▶ **Problem to solve**
Copy out the listing that follows, exactly, without its pictures.

▶ **Information supplied**
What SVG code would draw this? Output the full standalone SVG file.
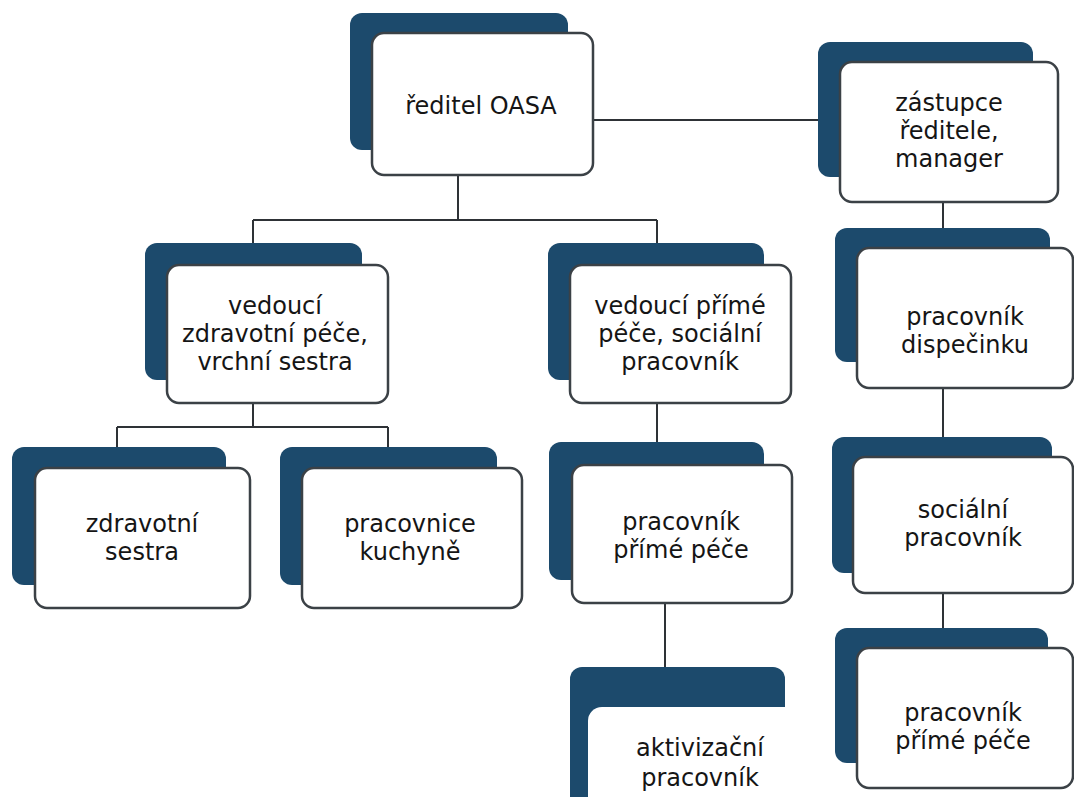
<svg xmlns="http://www.w3.org/2000/svg" width="1074" height="797" viewBox="0 0 1074 797">
<style>
.bg{fill:#ffffff}
.back{fill:#1c4a6c}
.front{fill:#ffffff;stroke:#3b4146;stroke-width:2.5}
.open{fill:#ffffff}
.lbl{font-family:"DejaVu Sans","Liberation Sans",sans-serif;font-size:24px;fill:#151515;text-anchor:middle}
.conn{fill:none;stroke:#2e3236;stroke-width:2}
</style>
<rect class="bg" x="0" y="0" width="1074" height="797"/>
<g id="connectors">
<path class="conn" d="M593,120 H840"/>
<path class="conn" d="M458,175 V220 M253,220 H657 M253,220 V243 M657,220 V243"/>
<path class="conn" d="M253,403 V427 M117,427 H388 M117,427 V447 M388,427 V447"/>
<path class="conn" d="M657,403 V442"/>
<path class="conn" d="M665,603 V667"/>
<path class="conn" d="M943,202 V228 M943,388 V437 M943,593 V628"/>
</g>
<g id="reditel">
<rect class="back" x="350" y="13" width="218" height="137" rx="12"/>
<rect class="front" x="372" y="33" width="221" height="142" rx="12"/>
<text class="lbl" x="481" y="114">ředitel OASA</text>
</g>
<g id="zastupce">
<rect class="back" x="818" y="42" width="215" height="135" rx="12"/>
<rect class="front" x="840" y="62" width="218" height="140" rx="12"/>
<text class="lbl" x="949" y="111">zástupce</text>
<text class="lbl" x="949" y="139">ředitele,</text>
<text class="lbl" x="949" y="167">manager</text>
</g>
<g id="vedouci-zdravotni">
<rect class="back" x="145" y="243" width="217" height="137" rx="12"/>
<rect class="front" x="167" y="265" width="221" height="138" rx="12"/>
<text class="lbl" x="275" y="314">vedoucí</text>
<text class="lbl" x="275" y="342">zdravotní péče,</text>
<text class="lbl" x="275" y="370">vrchní sestra</text>
</g>
<g id="vedouci-prime">
<rect class="back" x="548" y="243" width="216" height="137" rx="12"/>
<rect class="front" x="570" y="265" width="221" height="138" rx="12"/>
<text class="lbl" x="680" y="314">vedoucí přímé</text>
<text class="lbl" x="680" y="342">péče, sociální</text>
<text class="lbl" x="680" y="370">pracovník</text>
</g>
<g id="zdravotni-sestra">
<rect class="back" x="12" y="447" width="214" height="138" rx="12"/>
<rect class="front" x="35" y="468" width="215" height="140" rx="12"/>
<text class="lbl" x="142" y="532">zdravotní</text>
<text class="lbl" x="142" y="560">sestra</text>
</g>
<g id="pracovnice-kuchyne">
<rect class="back" x="280" y="447" width="217" height="138" rx="12"/>
<rect class="front" x="302" y="468" width="220" height="140" rx="12"/>
<text class="lbl" x="410" y="532">pracovnice</text>
<text class="lbl" x="410" y="560">kuchyně</text>
</g>
<g id="pracovnik-prime-pece-1">
<rect class="back" x="549" y="442" width="215" height="138" rx="12"/>
<rect class="front" x="572" y="465" width="220" height="138" rx="12"/>
<text class="lbl" x="681" y="530">pracovník</text>
<text class="lbl" x="681" y="558">přímé péče</text>
</g>
<g id="aktivizacni-pracovnik">
<rect class="back" x="570" y="667" width="215" height="200" rx="12"/>
<rect class="open" x="588" y="707" width="230" height="120" rx="14"/>
<text class="lbl" x="700" y="756">aktivizační</text>
<text class="lbl" x="700" y="786">pracovník</text>
</g>
<g id="pracovnik-dispecinku">
<rect class="back" x="835" y="228" width="215" height="134" rx="12"/>
<rect class="front" x="857" y="248" width="216" height="140" rx="12"/>
<text class="lbl" x="965" y="325">pracovník</text>
<text class="lbl" x="965" y="353">dispečinku</text>
</g>
<g id="socialni-pracovnik">
<rect class="back" x="832" y="437" width="220" height="136" rx="12"/>
<rect class="front" x="853" y="457" width="220" height="136" rx="12"/>
<text class="lbl" x="963" y="518">sociální</text>
<text class="lbl" x="963" y="546">pracovník</text>
</g>
<g id="pracovnik-prime-pece-2">
<rect class="back" x="835" y="628" width="213" height="135" rx="12"/>
<rect class="front" x="857" y="648" width="216" height="140" rx="12"/>
<text class="lbl" x="963" y="721">pracovník</text>
<text class="lbl" x="963" y="749">přímé péče</text>
</g>
</svg>
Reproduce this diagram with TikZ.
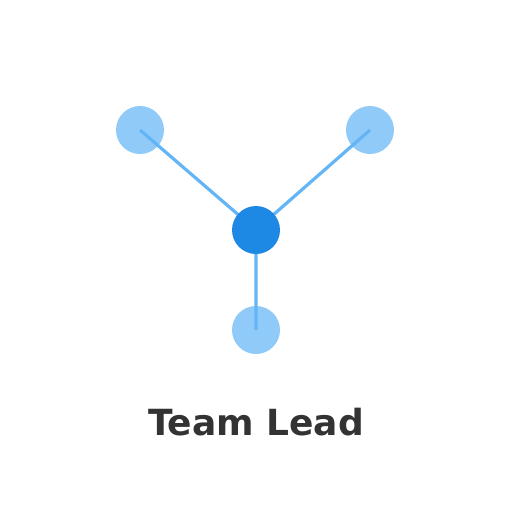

▶ **Output**
What SVG code would draw this? Output the full standalone SVG file.
<svg xmlns="http://www.w3.org/2000/svg" width="1074" height="797" viewBox="0 0 1074 797">
<style>
.bg{fill:#ffffff}
.back{fill:#1c4a6c}
.front{fill:#ffffff;stroke:#3b4146;stroke-width:2.5}
.open{fill:#ffffff}
.lbl{font-family:"DejaVu Sans","Liberation Sans",sans-serif;font-size:24px;fill:#151515;text-anchor:middle}
.conn{fill:none;stroke:#2e3236;stroke-width:2}
</style>
<rect class="bg" x="0" y="0" width="1074" height="797"/>
<g id="connectors">
<path class="conn" d="M593,120 H840"/>
<path class="conn" d="M458,175 V220 M253,220 H657 M253,220 V243 M657,220 V243"/>
<path class="conn" d="M253,403 V427 M117,427 H388 M117,427 V447 M388,427 V447"/>
<path class="conn" d="M657,403 V442"/>
<path class="conn" d="M665,603 V667"/>
<path class="conn" d="M943,202 V228 M943,388 V437 M943,593 V628"/>
</g>
<g id="reditel">
<rect class="back" x="350" y="13" width="218" height="137" rx="12"/>
<rect class="front" x="372" y="33" width="221" height="142" rx="12"/>
<text class="lbl" x="481" y="114">ředitel OASA</text>
</g>
<g id="zastupce">
<rect class="back" x="818" y="42" width="215" height="135" rx="12"/>
<rect class="front" x="840" y="62" width="218" height="140" rx="12"/>
<text class="lbl" x="949" y="111">zástupce</text>
<text class="lbl" x="949" y="139">ředitele,</text>
<text class="lbl" x="949" y="167">manager</text>
</g>
<g id="vedouci-zdravotni">
<rect class="back" x="145" y="243" width="217" height="137" rx="12"/>
<rect class="front" x="167" y="265" width="221" height="138" rx="12"/>
<text class="lbl" x="275" y="314">vedoucí</text>
<text class="lbl" x="275" y="342">zdravotní péče,</text>
<text class="lbl" x="275" y="370">vrchní sestra</text>
</g>
<g id="vedouci-prime">
<rect class="back" x="548" y="243" width="216" height="137" rx="12"/>
<rect class="front" x="570" y="265" width="221" height="138" rx="12"/>
<text class="lbl" x="680" y="314">vedoucí přímé</text>
<text class="lbl" x="680" y="342">péče, sociální</text>
<text class="lbl" x="680" y="370">pracovník</text>
</g>
<g id="zdravotni-sestra">
<rect class="back" x="12" y="447" width="214" height="138" rx="12"/>
<rect class="front" x="35" y="468" width="215" height="140" rx="12"/>
<text class="lbl" x="142" y="532">zdravotní</text>
<text class="lbl" x="142" y="560">sestra</text>
</g>
<g id="pracovnice-kuchyne">
<rect class="back" x="280" y="447" width="217" height="138" rx="12"/>
<rect class="front" x="302" y="468" width="220" height="140" rx="12"/>
<text class="lbl" x="410" y="532">pracovnice</text>
<text class="lbl" x="410" y="560">kuchyně</text>
</g>
<g id="pracovnik-prime-pece-1">
<rect class="back" x="549" y="442" width="215" height="138" rx="12"/>
<rect class="front" x="572" y="465" width="220" height="138" rx="12"/>
<text class="lbl" x="681" y="530">pracovník</text>
<text class="lbl" x="681" y="558">přímé péče</text>
</g>
<g id="aktivizacni-pracovnik">
<rect class="back" x="570" y="667" width="215" height="200" rx="12"/>
<rect class="open" x="588" y="707" width="230" height="120" rx="14"/>
<text class="lbl" x="700" y="756">aktivizační</text>
<text class="lbl" x="700" y="786">pracovník</text>
</g>
<g id="pracovnik-dispecinku">
<rect class="back" x="835" y="228" width="215" height="134" rx="12"/>
<rect class="front" x="857" y="248" width="216" height="140" rx="12"/>
<text class="lbl" x="965" y="325">pracovník</text>
<text class="lbl" x="965" y="353">dispečinku</text>
</g>
<g id="socialni-pracovnik">
<rect class="back" x="832" y="437" width="220" height="136" rx="12"/>
<rect class="front" x="853" y="457" width="220" height="136" rx="12"/>
<text class="lbl" x="963" y="518">sociální</text>
<text class="lbl" x="963" y="546">pracovník</text>
</g>
<g id="pracovnik-prime-pece-2">
<rect class="back" x="835" y="628" width="213" height="135" rx="12"/>
<rect class="front" x="857" y="648" width="216" height="140" rx="12"/>
<text class="lbl" x="963" y="721">pracovník</text>
<text class="lbl" x="963" y="749">přímé péče</text>
</g>
</svg>
Reproduce this diagram with TikZ.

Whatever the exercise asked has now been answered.